Gray Hairs

 



A sliver of light caught my eye as I was combing my hair. I was tempted to get my tweezers and pull out that gray hair, when I saw more popping up at the back. I thought to myself, I should stop doing this, else I'll end up pulling out most of my hair 😅 This was the point where I acknowledged my hair is really turning gray.

I used to pull out these gray hairs. It became a habit, and then an obsession. Every time I caught one, I just couldn't stop myself. I would end up spending more minutes than I wanted to, searching for any grays and pulling them out. I would even ask Manong to pull the ones at the back because I couldn't seem to aim at them. He was a great accomplice, as he couldn't resist the task 😂 At that time, it felt like I was conquering aging. Well, now, it has started conquering my hair.

I've chatted with a friend yesterday how we're feeling the lack of energy nowadays, compared to our younger years, that is. The change of hormones is a primary suspect but also, age is slowly catching up.

There are times that I find myself valuing time alone, or with just a few number of people around me, rather than being out on parties and such. I find myself drained when I needed to mingle and socialize. Strangely enough, it doesn't matter if they're old friends or new acquaintances.

I realized that at some point, I started limiting my circle. It may sound a bit snobbish but having a good conversation flowing takes a toll, that I would rather converse with people that I can actually have a conversation with, or be with people that I have similar interests with. I'm forrtunate to have such people around me.

It's really good to embrace aging. To be able to accept the gray hairs, the wrinkles, the lack of energy, and the occasional aching joints 😅 Embracing doesn't mean giving into it defeatedly, though. It is more of being able to accept it, but also helping ourself understand and face the consequences if we let aging speed up.

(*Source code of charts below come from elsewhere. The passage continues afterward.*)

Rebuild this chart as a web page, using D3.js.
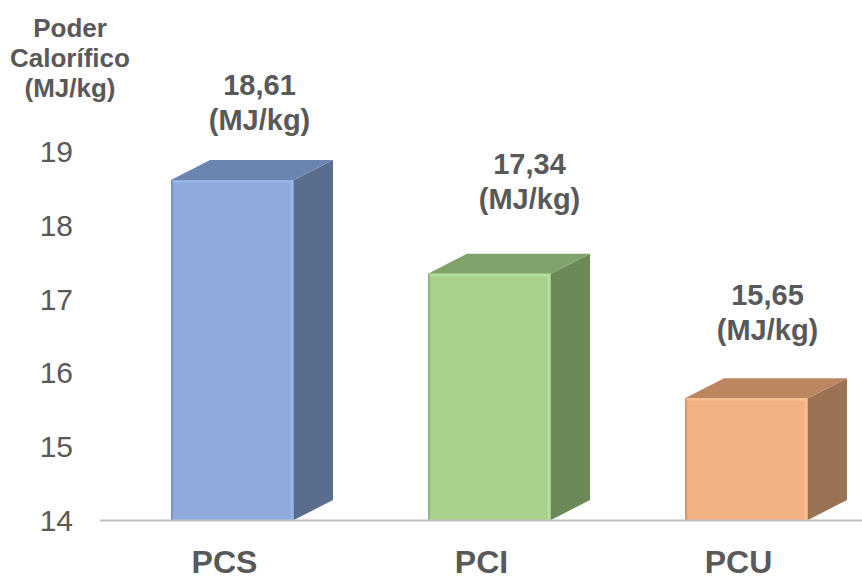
<!DOCTYPE html>
<html>
<head>
<meta charset="utf-8">
<script src="https://cdn.jsdelivr.net/npm/d3@7"></script>
<style>
  html, body { margin: 0; padding: 0; background: #fff; }
  svg { display: block; font-family: "Liberation Sans", Arial, sans-serif; }
</style>
</head>
<body>
<svg id="chart" width="862" height="581"></svg>
<script>
// Poder calorífico values (MJ/kg)
const categories = ["PCS", "PCI", "PCU"];
const values = [18.61, 17.34, 15.65];
const valueLabels = ["18,61", "17,34", "15,65"];
const unitLabel = "(MJ/kg)";
const yTicks = [14, 15, 16, 17, 18, 19];
const titleLines = ["Poder", "Calorífico", "(MJ/kg)"];

// Face colours per bar: front, top, side
const frontColors = ["#8EAADC", "#A9D18E", "#F4B183"];
const topColors = ["#6C84B0", "#80A26B", "#BC8661"];
const sideColors = ["#5B6D8F", "#6B8A57", "#9C7352"];

// Manual nudges for the value labels (pixels, relative to the bar front centre / top)
const labelDx = [27, 40, 21];
const labelDy = [-85, -100, -93];

const textColor = "#595959";
const svg = d3.select("#chart");

const y = d3.scaleLinear().domain([14, 19]).range([520, 151.25]);
const x = d3.scaleBand().domain(categories).range([171, 808]).paddingInner(0.5214).paddingOuter(0);
const bw = x.bandwidth();
const depthX = 39, depthY = -20;

// Gradients for a soft bevel on the front faces
const defs = svg.append("defs");
categories.forEach((c, i) => {
  const base = d3.color(frontColors[i]);
  const g = defs.append("linearGradient").attr("id", "fg" + i)
    .attr("x1", "0").attr("x2", "1").attr("y1", "0").attr("y2", "0");
  g.append("stop").attr("offset", "0").attr("stop-color", base.darker(0.6));
  g.append("stop").attr("offset", "0.025").attr("stop-color", base);
  g.append("stop").attr("offset", "0.965").attr("stop-color", base);
  g.append("stop").attr("offset", "0.985").attr("stop-color", base.brighter(0.25));
  g.append("stop").attr("offset", "1").attr("stop-color", base.darker(0.3));
});

// Y tick labels (no axis line)
svg.append("g").selectAll("text").data(yTicks).join("text")
  .attr("x", 73).attr("y", d => y(d))
  .attr("dy", "0.36em")
  .attr("text-anchor", "end")
  .attr("font-size", 30)
  .attr("fill", textColor)
  .text(d => d);

// Axis title
svg.append("g").selectAll("text").data(titleLines).join("text")
  .attr("x", 70).attr("y", (d, i) => 37 + i * 30)
  .attr("text-anchor", "middle")
  .attr("font-size", 26).attr("font-weight", "bold")
  .attr("fill", textColor)
  .text(d => d);

// 3D bars
const bars = svg.append("g").selectAll("g").data(categories).join("g");
const y0 = y(14);

bars.append("polygon")
  .attr("fill", (d, i) => sideColors[i])
  .attr("points", (d, i) => {
    const x1 = x(d) + bw, yt = y(values[i]);
    return [[x1, y0], [x1 + depthX, y0 + depthY], [x1 + depthX, yt + depthY], [x1, yt]].join(" ");
  });

bars.append("polygon")
  .attr("fill", (d, i) => topColors[i])
  .attr("points", (d, i) => {
    const x0 = x(d), x1 = x(d) + bw, yt = y(values[i]);
    return [[x0, yt], [x0 + depthX, yt + depthY], [x1 + depthX, yt + depthY], [x1, yt]].join(" ");
  });

bars.append("rect")
  .attr("x", d => x(d))
  .attr("y", (d, i) => y(values[i]))
  .attr("width", bw)
  .attr("height", (d, i) => y0 - y(values[i]))
  .attr("fill", (d, i) => `url(#fg${i})`);

// Soft highlight along the top edge of the front face
bars.append("line")
  .attr("x1", d => x(d) + 2).attr("x2", d => x(d) + bw - 2)
  .attr("y1", (d, i) => y(values[i]) + 1.5).attr("y2", (d, i) => y(values[i]) + 1.5)
  .attr("stroke", (d, i) => d3.color(frontColors[i]).brighter(0.3))
  .attr("stroke-width", 2).attr("opacity", 0.7);

// Baseline
svg.append("line")
  .attr("x1", 100).attr("x2", 862)
  .attr("y1", y0 + 0.5).attr("y2", y0 + 0.5)
  .attr("stroke", "#BFBFBF").attr("stroke-width", 2);

// Value labels
const vl = svg.append("g").selectAll("text").data(categories).join("text")
  .attr("text-anchor", "middle")
  .attr("font-size", 29).attr("font-weight", "bold")
  .attr("fill", textColor)
  .attr("transform", (d, i) => `translate(${x(d) + bw / 2 + labelDx[i]},${y(values[i]) + labelDy[i]})`);
vl.append("tspan").attr("x", 0).attr("y", 0).text((d, i) => valueLabels[i]);
vl.append("tspan").attr("x", 0).attr("y", 35).text(unitLabel);

// Category labels
svg.append("g").selectAll("text").data(categories).join("text")
  .attr("x", d => x(d) + bw / 2 - 8)
  .attr("y", 573)
  .attr("text-anchor", "middle")
  .attr("font-size", 32).attr("font-weight", "bold")
  .attr("fill", textColor)
  .text(d => d);
</script>
</body>
</html>
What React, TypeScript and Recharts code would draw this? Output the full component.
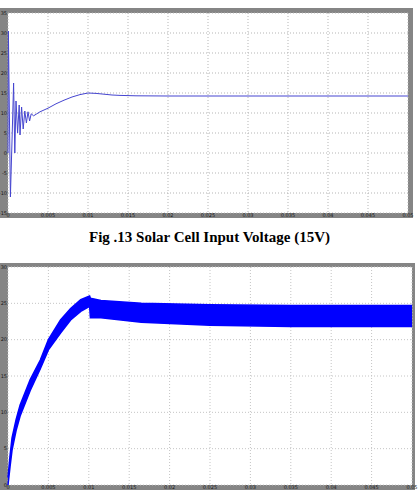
import React from 'react';
import { ComposedChart, Line, Area, XAxis, YAxis, CartesianGrid } from 'recharts';

// top scope: solar cell input voltage
const topTime = [0, 0.00005, 0.0003, 0.0005, 0.0007, 0.00085, 0.001, 0.0012, 0.0014, 0.0015, 0.0017, 0.0019, 0.0021, 0.0023, 0.0025, 0.0027, 0.0029, 0.0032, 0.0036, 0.004, 0.005, 0.006, 0.007, 0.008, 0.009, 0.01, 0.011, 0.012, 0.013, 0.014, 0.016, 0.02, 0.03, 0.04, 0.05];
const topVolts = [0, 30.5, -11, 3, 17.5, 0, 13, 5, 12, 4.5, 11.5, 6, 10.5, 7.5, 10.3, 8, 9.8, 9.3, 9.8, 10.3, 11.2, 12.3, 13.2, 14, 14.6, 15, 14.9, 14.7, 14.5, 14.4, 14.3, 14.25, 14.25, 14.25, 14.25];
const topYTicks = [-15, -10, -5, 0, 5, 10, 15, 20, 25, 30, 35];

// bottom scope: ripple envelope
const bottomTime = [0, 0.00025, 0.0005, 0.001, 0.0015, 0.00275, 0.004, 0.005, 0.0065, 0.00775, 0.009, 0.0101, 0.0102, 0.0115, 0.0165, 0.025, 0.035, 0.05];
const bottomHigh = [1, 4, 6.5, 9, 11, 14.5, 17.2, 20, 22.7, 24.3, 25.5, 26, 25.7, 25.4, 25, 24.8, 24.7, 24.7];
const bottomLow = [0, 2.5, 4.8, 7.5, 9.5, 13, 16, 18.6, 20.9, 22.7, 23.9, 24.6, 23, 23, 22.4, 22, 21.8, 21.8];
const bottomYTicks = [0, 5, 10, 15, 20, 25, 30];

const xTicks = [0, 0.005, 0.01, 0.015, 0.02, 0.025, 0.03, 0.035, 0.04, 0.045, 0.05];
const xLabels = ['0', '0.005', '0.01', '0.015', '0.02', '0.025', '0.03', '0.035', '0.04', '0.045', '0.05'];

const caption = 'Fig .13 Solar Cell Input Voltage (15V)';

const tickStyle = { fontSize: 5, fill: '#1a1a1a', fontFamily: 'DejaVu Sans' };
const fmtX = (v: number) => xLabels[xTicks.findIndex((t) => Math.abs(t - v) < 1e-9)] ?? String(v);

export default function App() {
  const topData = topTime.map((t, i) => ({ t, v: topVolts[i] }));
  const bottomData = bottomTime.map((t, i) => ({ t, band: [bottomLow[i], bottomHigh[i]] }));

  return (
    <div style={{ position: 'absolute', left: 0, top: 0, width: 419, height: 493, background: '#fff', overflow: 'hidden' }}>
      <div style={{ position: 'absolute', left: 0, top: 8, width: 413, height: 210, background: '#858585' }} />
      <div style={{ position: 'absolute', left: 0, top: 8 }}>
        <ComposedChart width={419} height={210} data={topData} margin={{ top: 5, right: 11, bottom: 0, left: 0 }}>
          <CartesianGrid fill="#fff" stroke="#b5b5b5" strokeDasharray="1 2" />
          <XAxis dataKey="t" type="number" domain={[0, 0.05]} ticks={xTicks} interval={0} tickFormatter={fmtX}
            height={5} tickSize={0} tickMargin={0} axisLine={false} tick={tickStyle} />
          <YAxis type="number" domain={[-15, 35]} ticks={topYTicks} interval={0} width={8}
            tickSize={0} tickMargin={1} axisLine={false} tick={tickStyle} />
          <Line dataKey="v" type="linear" stroke="#4545d0" strokeWidth={1} dot={false} isAnimationActive={false} />
        </ComposedChart>
      </div>

      <div style={{ position: 'absolute', left: 0, top: 229, width: 419, textAlign: 'center',
        fontFamily: '"Liberation Serif", "Times New Roman", serif', fontWeight: 'bold', fontSize: 15, lineHeight: '16px' }}>
        {caption}
      </div>

      <div style={{ position: 'absolute', left: 0, top: 263, width: 415, height: 227, background: '#858585' }} />
      <div style={{ position: 'absolute', left: 0, top: 263 }}>
        <ComposedChart width={419} height={227} data={bottomData} margin={{ top: 4, right: 7, bottom: 0, left: 0 }}>
          <CartesianGrid fill="#fff" stroke="#c4c4c4" strokeDasharray="1 2" />
          <XAxis dataKey="t" type="number" domain={[0, 0.05]} ticks={xTicks} interval={0} tickFormatter={fmtX}
            height={5} tickSize={0} tickMargin={0} axisLine={false} tick={tickStyle} />
          <YAxis type="number" domain={[0, 30]} ticks={bottomYTicks} interval={0} width={8}
            tickSize={0} tickMargin={1} axisLine={false} tick={tickStyle} />
          <Area dataKey="band" type="linear" stroke="#0000ff" strokeWidth={1.5} fill="#0000ff" fillOpacity={1}
            dot={false} isAnimationActive={false} />
        </ComposedChart>
      </div>
    </div>
  );
}
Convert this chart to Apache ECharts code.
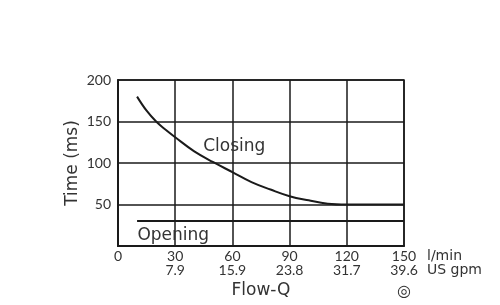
<!DOCTYPE html>
<html><head><meta charset="utf-8">
<script src="https://cdn.jsdelivr.net/npm/echarts@6/dist/echarts.min.js"></script>
<style>html,body{margin:0;padding:0;background:#fff}#c{width:500px;height:305px}</style>
</head><body><div id="c"></div>
<script>
const flowTicks = [0, 30, 60, 90, 120, 150];
const gpmLabels = ['', '7.9', '15.9', '23.8', '31.7', '39.6'];
const closingFlow = [10, 15, 20, 25, 30, 40, 50, 60, 70, 80, 90, 100, 110, 120, 150];
const closingTime = [180, 163, 150, 140, 131, 114, 101, 89, 77, 68, 60, 55, 51, 50, 50];
const openingFlow = [10, 150];
const openingTime = [30, 30];
const FONT = 'Lato, "DejaVu Sans", sans-serif';
const WIDE = '"DejaVu Sans", sans-serif';
const ink = '#1a1a1a';
const txt = '#333';

const chart = echarts.init(document.getElementById('c'), null, {renderer: 'canvas'});
chart.setOption({
  animation: false,
  backgroundColor: '#fff',
  grid: {left: 118, right: 96, top: 80, bottom: 59, show: true, borderColor: ink, borderWidth: 1.5},
  xAxis: {
    type: 'value', min: 0, max: 150, interval: 30,
    name: 'Flow-Q', nameLocation: 'middle', nameGap: 36,
    nameTextStyle: {fontFamily: WIDE, fontSize: 17, color: txt},
    axisLine: {lineStyle: {color: ink, width: 2}},
    axisTick: {show: false},
    splitLine: {lineStyle: {color: ink, width: 1.5}},
    axisLabel: {
      fontFamily: FONT, fontSize: 14, color: txt, margin: 3, lineHeight: 14,
      formatter: function (v) { const i = flowTicks.indexOf(v); return v + '\n' + (i >= 0 ? gpmLabels[i] : ''); }
    }
  },
  yAxis: {
    type: 'value', min: 0, max: 200, interval: 50,
    name: 'Time (ms)', nameLocation: 'middle', nameGap: 37, nameMoveOverlap: false,
    nameTextStyle: {fontFamily: WIDE, fontSize: 17, color: txt},
    axisLine: {lineStyle: {color: ink, width: 2}},
    axisTick: {show: false},
    splitLine: {lineStyle: {color: ink, width: 1.5}},
    axisLabel: {
      fontFamily: FONT, fontSize: 14, color: txt, margin: 7,
      formatter: function (v) { return v === 0 ? '' : String(v); }
    }
  },
  series: [
    {
      type: 'line', name: 'Closing', smooth: 0.4, symbol: 'none',
      lineStyle: {color: ink, width: 2},
      data: closingFlow.map((f, i) => [f, closingTime[i]]),
      markPoint: {
        symbol: 'circle', symbolSize: 0,
        label: {show: true, formatter: 'Closing', fontFamily: WIDE, fontSize: 17, color: txt},
        data: [{coord: [61, 120]}]
      }
    },
    {
      type: 'line', name: 'Opening', symbol: 'none',
      lineStyle: {color: ink, width: 2},
      data: openingFlow.map((f, i) => [f, openingTime[i]]),
      markPoint: {
        symbol: 'circle', symbolSize: 0,
        label: {show: true, formatter: 'Opening', fontFamily: WIDE, fontSize: 17, color: txt},
        data: [{coord: [29, 12]}]
      }
    }
  ],
  graphic: [
    {type: 'text', left: 427, top: 249, style: {text: 'l/min\nUS gpm', font: '14px ' + WIDE, fill: txt, lineHeight: 14}},
    {type: 'text', left: 397, top: 284, style: {text: '◎', font: '16px ' + WIDE, fill: txt}}
  ]
});
</script></body></html>
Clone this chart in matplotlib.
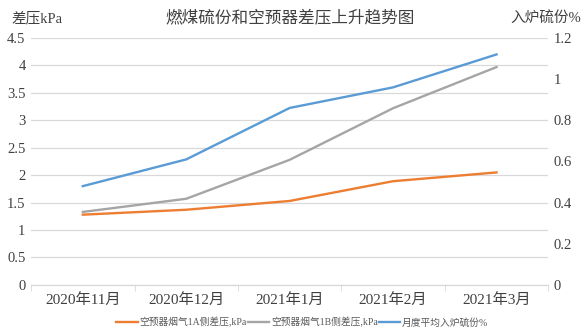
import matplotlib
matplotlib.use("Agg")
import matplotlib.pyplot as plt
import numpy as np

months = ["2020年11月", "2020年12月", "2021年1月", "2021年2月", "2021年3月"]
dp_a = [1.28, 1.37, 1.53, 1.89, 2.05]
dp_b = [1.33, 1.57, 2.28, 3.22, 3.97]
sulfur = [0.48, 0.61, 0.86, 0.96, 1.12]

FAM = ["Liberation Serif", "Noto Sans CJK SC"]
plt.rcParams["font.family"] = FAM
TXT = "#404040"

fig = plt.figure(figsize=(5.87, 3.36), dpi=100)
ax = fig.add_axes([0.053, 0.152, 0.881, 0.735])
ax2 = ax.twinx()

x = np.arange(len(months))
la, = ax.plot(x, dp_a, color="#ED7D31", lw=1.7, label="空预器烟气1A侧差压,kPa")
lb, = ax.plot(x, dp_b, color="#A5A5A5", lw=1.7, label="空预器烟气1B侧差压,kPa")
ls, = ax2.plot(x, sulfur, color="#5B9BD5", lw=1.7, label="月度平均入炉硫份%")

ax.set_xlim(-0.5, len(months) - 0.5)
ax.set_ylim(0, 4.5)
ax.set_yticks(np.arange(0, 4.51, 0.5))
ax.set_yticklabels(["0", "0.5", "1", "1.5", "2", "2.5", "3", "3.5", "4", "4.5"])
ax2.set_ylim(0, 1.2)
ax2.set_yticks(np.arange(0, 1.21, 0.2))
ax2.set_yticklabels(["0", "0.2", "0.4", "0.6", "0.8", "1", "1.2"])

ax.set_xticks(x)
ax.set_xticklabels(months, fontsize=11, color=TXT)
ax.set_xticks(np.arange(-0.5, len(months), 1), minor=True)
ax.tick_params(axis="x", which="major", length=0, pad=6)
ax.tick_params(axis="x", which="minor", length=4, color="#D9D9D9")
ax.tick_params(axis="y", length=0, labelsize=10.5, labelcolor=TXT, pad=4)
ax2.tick_params(axis="y", length=0, labelsize=10.5, labelcolor=TXT, pad=4)

ax.grid(axis="y", color="#D9D9D9", lw=0.9)
ax.set_axisbelow(True)
for a in (ax, ax2):
    for s in ("top", "left", "right"):
        a.spines[s].set_visible(False)
    a.spines["bottom"].set_color("#D9D9D9")

fig.text(0.495, 0.945, "燃煤硫份和空预器差压上升趋势图", ha="center", va="center",
         fontsize=12, color=TXT)
fig.text(0.02, 0.945, "差压kPa", ha="left", va="center", fontsize=10.5, color=TXT)
fig.text(0.99, 0.945, "入炉硫份%", ha="right", va="center", fontsize=10.5, color=TXT)

fig.legend(handles=[la, lb, ls], loc="center", bbox_to_anchor=(0.515, 0.04), ncol=3,
           frameon=False, fontsize=7, labelcolor="#595959", handlelength=2.2,
           handletextpad=0.2, columnspacing=0.1)

fig.savefig("out.png", dpi=100)
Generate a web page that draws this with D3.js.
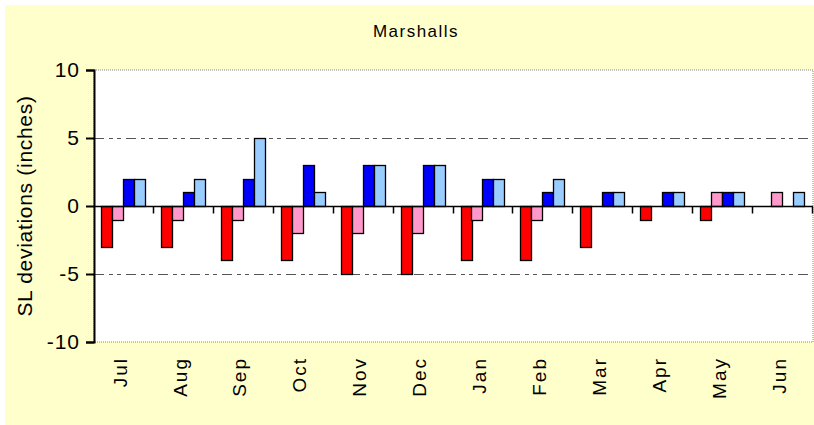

It is at this stage that we should be more conscious of how we treat our body. Give it enough rest, and self care. Give our minds and thoughts the peace and quiet it needs so it can recuperate.

I've always believed that one must age gracefully. I would rather not stop it forcefully but let it take its natural course. Love that wrinkle that slowly starts to show. Enjoy, and slow down that pace. I have to remember, I should not get myself too busy lest life start passing me by.